Another thing I noticed was how much commentary on life there is in this novel. Whether it’s how people treat Ribsy or how they treat each other, she’s showing her readers the most important thing is to treat everyone and everything the way you wish to be treated. (And she’s not lecturing the reader about it–we’re just following Ribsy on his quest to get home.) Ribsy knows how can and can’t be trusted, and he teaches the reader this. Ribsy has a lot of experiential knowledge (duh–he’s a dog). And this knowledge makes him really smart and helps him figure out how to get back to Henry. In this way, Ribsy shows kids they are smart too–not because they’re learning from books or getting high marks on tests but because they can learn by doing. He’s showing readers the value in experience.
And Ribsy is also a great introduction to the hero’s journey, which will definitely come in handy when readers of Cleary have to slog through Freshman English in high school (with no disrespect to Freshman English teachers–it’s just that the Odyssey isn’t as accessible as Ribsy is).
The kids in the novel have voice and agency. Henry speaks up about not wanting to replace Ribsy and his parents listen. He calls and asks to speak to Joe to try to get Ribsy back–not his parents. The negotiation happens between the kids, which was so refreshing to read. There are no snow plow parents pushing the difficult things out of the way for the kids. They have to figure out how to navigate life’s challenges–with parents there as support. He suggests to his parents they drive around Joe’s neighborhood to try to find Ribsy, and his parents listen. The kids in the novel were just ordinary kids living in an ordinary neighborhood trying to figure out life. And despite some things (like the cost of food or treats) being a bit outdated (or Ribsy’s dog food not being quite up to the swanky dog food standards of today), the overall character and plot development holds up.

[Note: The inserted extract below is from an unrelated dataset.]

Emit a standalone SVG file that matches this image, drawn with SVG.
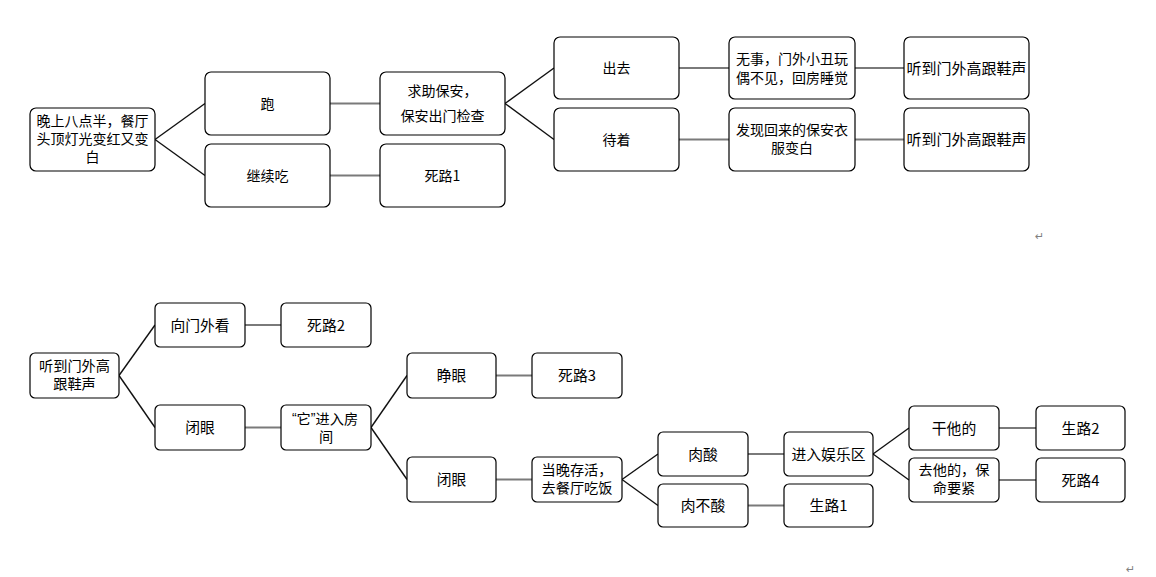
<svg xmlns="http://www.w3.org/2000/svg" width="1156" height="577" viewBox="0 0 1156 577">
<style>
.bg{fill:#fff}
.n rect{fill:#fff;stroke:#000;stroke-width:1.2}
.n text{font-family:"Noto Sans CJK SC","Liberation Sans",sans-serif;fill:#000;text-anchor:middle;dominant-baseline:central}
.t text{font-size:14px}
.b text{font-size:14.8px}
.b text.m{font-size:14.2px}
.q{font-family:"Liberation Sans",sans-serif}
.d{stroke:#111;stroke-width:1.4;fill:none}
.h{stroke:#7a7a7a;stroke-width:2;fill:none}
.pm{font-family:"DejaVu Sans",sans-serif;font-size:11px;fill:#808080}
</style>
<rect class="bg" x="0" y="0" width="1156" height="577"/>
<g id="connectors">
<line class="d" x1="155" y1="139.5" x2="205" y2="103.5"/>
<line class="d" x1="155" y1="139.5" x2="205" y2="175.5"/>
<line class="h" x1="330" y1="103.5" x2="380" y2="103.5"/>
<line class="h" x1="330" y1="175.5" x2="380" y2="175.5"/>
<line class="d" x1="505" y1="103.5" x2="554" y2="68"/>
<line class="d" x1="505" y1="103.5" x2="554" y2="139.5"/>
<line class="h" x1="679" y1="68" x2="729" y2="68"/>
<line class="h" x1="679" y1="139.5" x2="729" y2="139.5"/>
<line class="h" x1="855" y1="68" x2="904" y2="68"/>
<line class="h" x1="855" y1="139.5" x2="904" y2="139.5"/>
<line class="d" x1="119" y1="375.5" x2="155" y2="325"/>
<line class="d" x1="119" y1="375.5" x2="155" y2="427.5"/>
<line class="h" x1="245" y1="325" x2="281" y2="325"/>
<line class="h" x1="245" y1="427.5" x2="281" y2="427.5"/>
<line class="d" x1="371" y1="427.5" x2="407" y2="375.5"/>
<line class="d" x1="371" y1="427.5" x2="407" y2="479.5"/>
<line class="h" x1="496" y1="375.5" x2="532" y2="375.5"/>
<line class="h" x1="496" y1="479.5" x2="532" y2="479.5"/>
<line class="d" x1="622" y1="479.5" x2="658" y2="454"/>
<line class="d" x1="622" y1="479.5" x2="658" y2="505.5"/>
<line class="h" x1="748" y1="454" x2="784" y2="454"/>
<line class="h" x1="748" y1="505.5" x2="784" y2="505.5"/>
<line class="d" x1="873" y1="454" x2="909" y2="428"/>
<line class="d" x1="873" y1="454" x2="909" y2="480"/>
<line class="h" x1="999" y1="428" x2="1036" y2="428"/>
<line class="h" x1="999" y1="480" x2="1036" y2="480"/>
</g>
<g id="n1" class="n t"><rect x="30" y="108" width="125" height="63" rx="6"/><text x="92.5" y="120">晚上八点半，餐厅</text><text x="92.5" y="138">头顶灯光变红又变</text><text x="92.5" y="156">白</text></g>
<g id="n2" class="n t"><rect x="205" y="72" width="125" height="63" rx="6"/><text x="267.5" y="102.5">跑</text></g>
<g id="n3" class="n t"><rect x="205" y="144" width="125" height="63" rx="6"/><text x="267.5" y="174.5">继续吃</text></g>
<g id="n4" class="n t"><rect x="380" y="72" width="125" height="63" rx="6"/><text x="442.5" y="90">求助保安，</text><text x="442.5" y="115">保安出门检查</text></g>
<g id="n5" class="n t"><rect x="380" y="144" width="125" height="63" rx="6"/><text x="442.5" y="174.5">死路1</text></g>
<g id="n6" class="n t"><rect x="554" y="37" width="125" height="62" rx="6"/><text x="616.5" y="67">出去</text></g>
<g id="n7" class="n t"><rect x="554" y="108" width="125" height="63" rx="6"/><text x="616.5" y="138.5">待着</text></g>
<g id="n8" class="n t"><rect x="729" y="37" width="126" height="62" rx="6"/><text x="792" y="58">无事，门外小丑玩</text><text x="792" y="77">偶不见，回房睡觉</text></g>
<g id="n9" class="n t"><rect x="729" y="108" width="126" height="63" rx="6"/><text x="792" y="129">发现回来的保安衣</text><text x="792" y="147">服变白</text></g>
<g id="n10" class="n t"><rect x="904" y="37" width="125" height="62" rx="6"/><text x="966.5" y="67" style="font-size:15px">听到门外高跟鞋声</text></g>
<g id="n11" class="n t"><rect x="904" y="108" width="125" height="63" rx="6"/><text x="966.5" y="138.5" style="font-size:15px">听到门外高跟鞋声</text></g>
<g id="m1" class="n b"><rect x="30" y="353" width="89" height="45" rx="5"/><text class="m" x="74.5" y="365">听到门外高</text><text class="m" x="74.5" y="383">跟鞋声</text></g>
<g id="m2" class="n b"><rect x="155" y="303" width="90" height="44" rx="5"/><text x="200" y="324">向门外看</text></g>
<g id="m3" class="n b"><rect x="281" y="303" width="90" height="44" rx="5"/><text x="326" y="324">死路2</text></g>
<g id="m4" class="n b"><rect x="155" y="405" width="90" height="45" rx="5"/><text x="200" y="426.5">闭眼</text></g>
<g id="m5" class="n b"><rect x="281" y="405" width="90" height="45" rx="5"/><text class="m" x="325" y="418"><tspan class="q">“</tspan>它<tspan class="q">”</tspan>进入房</text><text class="m" x="326" y="436">间</text></g>
<g id="m6" class="n b"><rect x="407" y="353" width="89" height="45" rx="5"/><text x="451.5" y="374.5">睁眼</text></g>
<g id="m7" class="n b"><rect x="532" y="353" width="90" height="45" rx="5"/><text x="577" y="374.5">死路3</text></g>
<g id="m8" class="n b"><rect x="407" y="457" width="89" height="45" rx="5"/><text x="451.5" y="478.5">闭眼</text></g>
<g id="m9" class="n b"><rect x="532" y="457" width="90" height="45" rx="5"/><text class="m" x="577" y="469">当晚存活，</text><text class="m" x="577" y="487">去餐厅吃饭</text></g>
<g id="m10" class="n b"><rect x="658" y="432" width="90" height="44" rx="5"/><text x="703" y="453">肉酸</text></g>
<g id="m11" class="n b"><rect x="658" y="484" width="90" height="43" rx="5"/><text x="703" y="504.5">肉不酸</text></g>
<g id="m12" class="n b"><rect x="784" y="432" width="89" height="44" rx="5"/><text x="828.5" y="453">进入娱乐区</text></g>
<g id="m13" class="n b"><rect x="784" y="484" width="89" height="43" rx="5"/><text x="828.5" y="504.5">生路1</text></g>
<g id="m14" class="n b"><rect x="909" y="406" width="90" height="44" rx="5"/><text x="954" y="427">干他的</text></g>
<g id="m15" class="n b"><rect x="909" y="458" width="90" height="44" rx="5"/><text class="m" x="954" y="469">去他的，保</text><text class="m" x="954" y="487">命要紧</text></g>
<g id="m16" class="n b"><rect x="1036" y="406" width="89" height="44" rx="5"/><text x="1080.5" y="427">生路2</text></g>
<g id="m17" class="n b"><rect x="1036" y="458" width="89" height="44" rx="5"/><text x="1080.5" y="479">死路4</text></g>
<text class="pm" x="1035" y="240">↵</text>
<text class="pm" x="1126" y="573">↵</text>
</svg>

I enjoyed being able to go back to Klickitat Street and find it just as left it 40 years ago. This reread showed me I could go home again.
I am not the writer Ms. Cleary was, and I lack the wordsmithing abilities to say how truly grateful I am that she took the time to put her stories down on paper. Her work and her words made me the reader I am today. I know without her books, I probably would have drifted away from reading before I ever fully got started. Wherever you Ms. Cleary, thank you.